(Problem to work on): Quote the records that follow in full and exactly; leave out the pictures.

(Information supplied):
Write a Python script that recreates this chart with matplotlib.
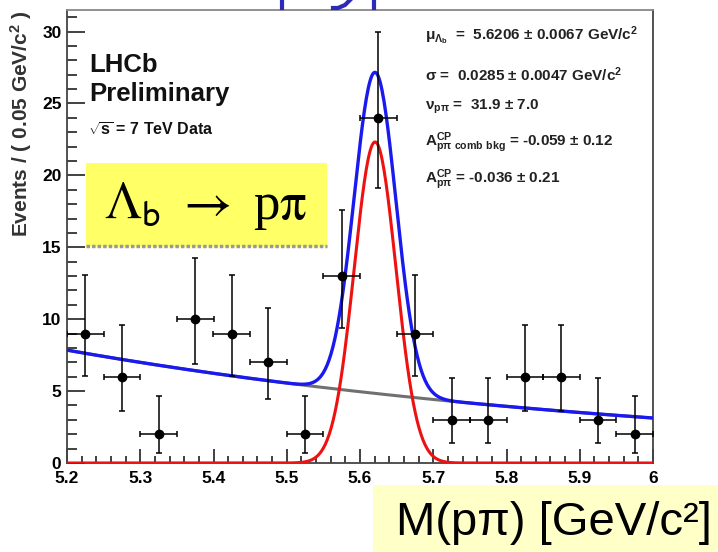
import numpy as np
import matplotlib.pyplot as plt
from matplotlib.patches import Rectangle
from matplotlib.lines import Line2D
from matplotlib.ticker import MultipleLocator, FixedLocator, FixedFormatter

plt.rcParams['font.family'] = ['Liberation Sans', 'DejaVu Sans']
plt.rcParams['mathtext.fontset'] = 'custom'
plt.rcParams['mathtext.rm'] = 'Liberation Sans:bold'
plt.rcParams['mathtext.it'] = 'Liberation Sans:bold'
plt.rcParams['mathtext.bf'] = 'Liberation Sans:bold'
plt.rcParams['mathtext.default'] = 'rm'

# binned data, 0.05 GeV/c^2 bins
mass = [5.225, 5.275, 5.325, 5.375, 5.425, 5.475, 5.525, 5.575,
        5.625, 5.675, 5.725, 5.775, 5.825, 5.875, 5.925, 5.975]
counts = [9, 6, 2, 10, 9, 7, 2, 13, 24, 9, 3, 3, 6, 6, 3, 2]
err_lo = [2.94, 2.38, 1.29, 3.12, 2.94, 2.58, 1.29, 3.60,
          4.89, 2.94, 1.63, 1.63, 2.38, 2.38, 1.63, 1.29]
err_hi = [4.06, 3.58, 2.64, 4.26, 4.06, 3.77, 2.64, 4.58,
          5.98, 4.06, 2.92, 2.92, 3.58, 3.58, 2.92, 2.64]
bin_width = 0.05

# fit model parameters (from the plot)
mu_lb = 5.6206
sigma_lb = 0.0285
n_sig = 31.9
bkg_at_low = 7.85    # background level at 5.2
bkg_slope = -1.15    # exponential slope per GeV/c^2

xticks = [5.2, 5.3, 5.4, 5.5, 5.6, 5.7, 5.8, 5.9, 6.0]
xticklabels = ['5.2', '5.3', '5.4', '5.5', '5.6', '5.7', '5.8', '5.9', '6']
yticks = [0, 5, 10, 15, 20, 25, 30]

fig = plt.figure(figsize=(7.18, 5.52), dpi=100)
ax = fig.add_axes([67/718, 1-463/552, 586/718, 453/552])

m = np.linspace(5.2, 6.0, 600)
sig = n_sig * bin_width / (sigma_lb * np.sqrt(2*np.pi)) * np.exp(-0.5*((m-mu_lb)/sigma_lb)**2)
bkg = bkg_at_low * np.exp(bkg_slope * (m - 5.2))

ax.plot(m, bkg, color='#707070', lw=2.2, zorder=2)
ax.plot(m, sig, color='#ee1111', lw=2.2, zorder=3)
ax.plot(m, sig + bkg, color='#1a1aee', lw=2.4, zorder=4)

ax.errorbar(mass, counts, yerr=[err_lo, err_hi], xerr=bin_width/2,
            fmt='o', color='black', ms=6, elinewidth=1.1, capsize=2.5,
            capthick=1.1, zorder=5)

ax.set_xlim(5.2, 6.0)
ax.set_ylim(0, 31.5)
ax.xaxis.set_major_locator(FixedLocator(xticks))
ax.xaxis.set_major_formatter(FixedFormatter(xticklabels))
ax.xaxis.set_minor_locator(MultipleLocator(0.02))
ax.yaxis.set_major_locator(FixedLocator(yticks))
ax.yaxis.set_minor_locator(MultipleLocator(1))
ax.tick_params(which='both', direction='in', width=1.3, color='#333333')
ax.tick_params(axis='y', which='major', length=13, labelsize=12.5, pad=4)
ax.tick_params(axis='y', which='minor', length=7)
ax.tick_params(axis='x', which='major', length=10, labelsize=12.5, pad=6)
ax.tick_params(axis='x', which='minor', length=5)
for lab in ax.get_xticklabels() + ax.get_yticklabels():
    lab.set_fontweight('bold')
for s in ax.spines.values():
    s.set_color('#444444')
    s.set_linewidth(1.3)
ax.spines['top'].set_color('#888888')

fig.text(21/718, 1-10/552, r'Events / ( 0.05 GeV/c$^{2}$ )', rotation=90,
         ha='center', va='top', fontsize=15, fontweight='bold', color='#333333')

fig.text(89/718, 1-65/552, 'LHCb', fontsize=18.5, fontweight='bold',
         va='center', color='#111111')
fig.text(89/718, 1-94/552, 'Preliminary', fontsize=18.5, fontweight='bold',
         va='center', color='#111111')
fig.text(88/718, 1-130/552, r'$\sqrt{s}$ = 7 TeV Data', fontsize=11.5,
         fontweight='bold', va='center', color='#111111')

params = [
    r'$\mu_{\Lambda_b}$  =  5.6206 ± 0.0067 GeV/c$^2$',
    r'$\sigma$ =  0.0285 ± 0.0047 GeV/c$^2$',
    r'$\nu_{p\pi}$ =  31.9 ± 7.0',
    r'A$^{CP}_{p\pi\ comb\ bkg}$ = -0.059 ± 0.12',
    r'A$^{CP}_{p\pi}$ = -0.036 ± 0.21',
]
param_y = [36, 75, 107, 143, 180]
for txt, py in zip(params, param_y):
    fig.text(425/718, 1-py/552, txt, fontsize=11, fontweight='bold',
             va='center', ha='left', color='#222222')

# yellow boxes from the slide
fig.patches.append(Rectangle((86/718, 1-247/552), 241/718, 84/552,
                             transform=fig.transFigure, facecolor='#ffff66',
                             edgecolor='none', zorder=10))
fig.add_artist(Line2D([86/718, 327/718], [1-246/552, 1-246/552],
                      transform=fig.transFigure, color='#999999', lw=2.5,
                      ls=(0, (1, 0.6)), zorder=11))
fig.text(205/718, 1-206/552, r'$\Lambda_{\mathsf{b}}$ $\rightarrow$ p$\pi$',
         fontsize=38, family='Liberation Serif', ha='center', va='center',
         zorder=12, math_fontfamily='stix')

fig.patches.append(Rectangle((373/718, 0), 345/718, 67/552,
                             transform=fig.transFigure, facecolor='#ffffc8',
                             edgecolor='none', zorder=10))
fig.text(554/718, 1-523/552, 'M(pπ) [GeV/c²]', fontsize=34, ha='center',
         va='center', zorder=12, color='black')

# cropped slide title strokes at the very top edge
for xs, ys in [([282, 282], [0, 8]), ([374, 374], [0, 8]),
               ([350, 345, 338, 333], [0, 5, 8, 8])]:
    fig.add_artist(Line2D([x/718 for x in xs], [1 - y/552 for y in ys],
                          transform=fig.transFigure, color='#2b2bb5', lw=3))

fig.savefig('out.png', dpi=100)
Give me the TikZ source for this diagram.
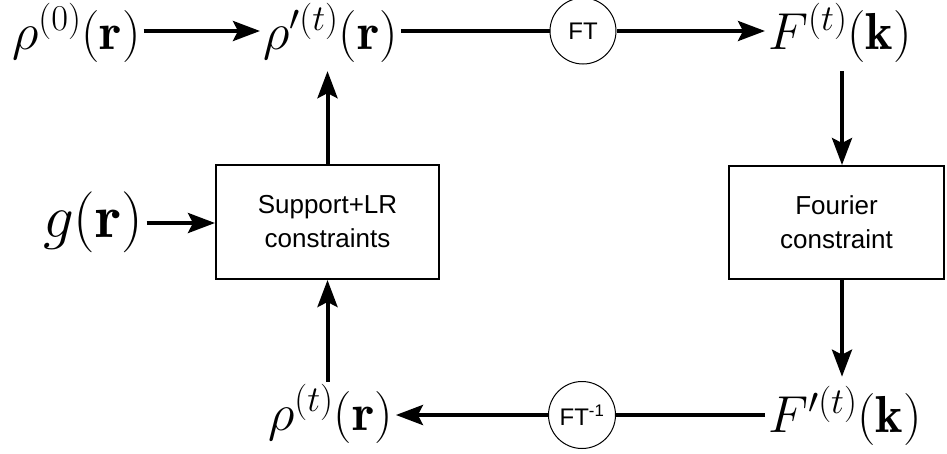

(Result for this exercise):
Write a Python script that recreates this chart with matplotlib.
import numpy as np
import matplotlib.pyplot as plt
from matplotlib.patches import Rectangle
from matplotlib.lines import Line2D
from matplotlib.ticker import MultipleLocator, FixedLocator, FixedFormatter

plt.rcParams['font.family'] = ['Liberation Sans', 'DejaVu Sans']
plt.rcParams['mathtext.fontset'] = 'custom'
plt.rcParams['mathtext.rm'] = 'Liberation Sans:bold'
plt.rcParams['mathtext.it'] = 'Liberation Sans:bold'
plt.rcParams['mathtext.bf'] = 'Liberation Sans:bold'
plt.rcParams['mathtext.default'] = 'rm'

# binned data, 0.05 GeV/c^2 bins
mass = [5.225, 5.275, 5.325, 5.375, 5.425, 5.475, 5.525, 5.575,
        5.625, 5.675, 5.725, 5.775, 5.825, 5.875, 5.925, 5.975]
counts = [9, 6, 2, 10, 9, 7, 2, 13, 24, 9, 3, 3, 6, 6, 3, 2]
err_lo = [2.94, 2.38, 1.29, 3.12, 2.94, 2.58, 1.29, 3.60,
          4.89, 2.94, 1.63, 1.63, 2.38, 2.38, 1.63, 1.29]
err_hi = [4.06, 3.58, 2.64, 4.26, 4.06, 3.77, 2.64, 4.58,
          5.98, 4.06, 2.92, 2.92, 3.58, 3.58, 2.92, 2.64]
bin_width = 0.05

# fit model parameters (from the plot)
mu_lb = 5.6206
sigma_lb = 0.0285
n_sig = 31.9
bkg_at_low = 7.85    # background level at 5.2
bkg_slope = -1.15    # exponential slope per GeV/c^2

xticks = [5.2, 5.3, 5.4, 5.5, 5.6, 5.7, 5.8, 5.9, 6.0]
xticklabels = ['5.2', '5.3', '5.4', '5.5', '5.6', '5.7', '5.8', '5.9', '6']
yticks = [0, 5, 10, 15, 20, 25, 30]

fig = plt.figure(figsize=(7.18, 5.52), dpi=100)
ax = fig.add_axes([67/718, 1-463/552, 586/718, 453/552])

m = np.linspace(5.2, 6.0, 600)
sig = n_sig * bin_width / (sigma_lb * np.sqrt(2*np.pi)) * np.exp(-0.5*((m-mu_lb)/sigma_lb)**2)
bkg = bkg_at_low * np.exp(bkg_slope * (m - 5.2))

ax.plot(m, bkg, color='#707070', lw=2.2, zorder=2)
ax.plot(m, sig, color='#ee1111', lw=2.2, zorder=3)
ax.plot(m, sig + bkg, color='#1a1aee', lw=2.4, zorder=4)

ax.errorbar(mass, counts, yerr=[err_lo, err_hi], xerr=bin_width/2,
            fmt='o', color='black', ms=6, elinewidth=1.1, capsize=2.5,
            capthick=1.1, zorder=5)

ax.set_xlim(5.2, 6.0)
ax.set_ylim(0, 31.5)
ax.xaxis.set_major_locator(FixedLocator(xticks))
ax.xaxis.set_major_formatter(FixedFormatter(xticklabels))
ax.xaxis.set_minor_locator(MultipleLocator(0.02))
ax.yaxis.set_major_locator(FixedLocator(yticks))
ax.yaxis.set_minor_locator(MultipleLocator(1))
ax.tick_params(which='both', direction='in', width=1.3, color='#333333')
ax.tick_params(axis='y', which='major', length=13, labelsize=12.5, pad=4)
ax.tick_params(axis='y', which='minor', length=7)
ax.tick_params(axis='x', which='major', length=10, labelsize=12.5, pad=6)
ax.tick_params(axis='x', which='minor', length=5)
for lab in ax.get_xticklabels() + ax.get_yticklabels():
    lab.set_fontweight('bold')
for s in ax.spines.values():
    s.set_color('#444444')
    s.set_linewidth(1.3)
ax.spines['top'].set_color('#888888')

fig.text(21/718, 1-10/552, r'Events / ( 0.05 GeV/c$^{2}$ )', rotation=90,
         ha='center', va='top', fontsize=15, fontweight='bold', color='#333333')

fig.text(89/718, 1-65/552, 'LHCb', fontsize=18.5, fontweight='bold',
         va='center', color='#111111')
fig.text(89/718, 1-94/552, 'Preliminary', fontsize=18.5, fontweight='bold',
         va='center', color='#111111')
fig.text(88/718, 1-130/552, r'$\sqrt{s}$ = 7 TeV Data', fontsize=11.5,
         fontweight='bold', va='center', color='#111111')

params = [
    r'$\mu_{\Lambda_b}$  =  5.6206 ± 0.0067 GeV/c$^2$',
    r'$\sigma$ =  0.0285 ± 0.0047 GeV/c$^2$',
    r'$\nu_{p\pi}$ =  31.9 ± 7.0',
    r'A$^{CP}_{p\pi\ comb\ bkg}$ = -0.059 ± 0.12',
    r'A$^{CP}_{p\pi}$ = -0.036 ± 0.21',
]
param_y = [36, 75, 107, 143, 180]
for txt, py in zip(params, param_y):
    fig.text(425/718, 1-py/552, txt, fontsize=11, fontweight='bold',
             va='center', ha='left', color='#222222')

# yellow boxes from the slide
fig.patches.append(Rectangle((86/718, 1-247/552), 241/718, 84/552,
                             transform=fig.transFigure, facecolor='#ffff66',
                             edgecolor='none', zorder=10))
fig.add_artist(Line2D([86/718, 327/718], [1-246/552, 1-246/552],
                      transform=fig.transFigure, color='#999999', lw=2.5,
                      ls=(0, (1, 0.6)), zorder=11))
fig.text(205/718, 1-206/552, r'$\Lambda_{\mathsf{b}}$ $\rightarrow$ p$\pi$',
         fontsize=38, family='Liberation Serif', ha='center', va='center',
         zorder=12, math_fontfamily='stix')

fig.patches.append(Rectangle((373/718, 0), 345/718, 67/552,
                             transform=fig.transFigure, facecolor='#ffffc8',
                             edgecolor='none', zorder=10))
fig.text(554/718, 1-523/552, 'M(pπ) [GeV/c²]', fontsize=34, ha='center',
         va='center', zorder=12, color='black')

# cropped slide title strokes at the very top edge
for xs, ys in [([282, 282], [0, 8]), ([374, 374], [0, 8]),
               ([350, 345, 338, 333], [0, 5, 8, 8])]:
    fig.add_artist(Line2D([x/718 for x in xs], [1 - y/552 for y in ys],
                          transform=fig.transFigure, color='#2b2bb5', lw=3))

fig.savefig('out.png', dpi=100)
Give me the TikZ source for this diagram.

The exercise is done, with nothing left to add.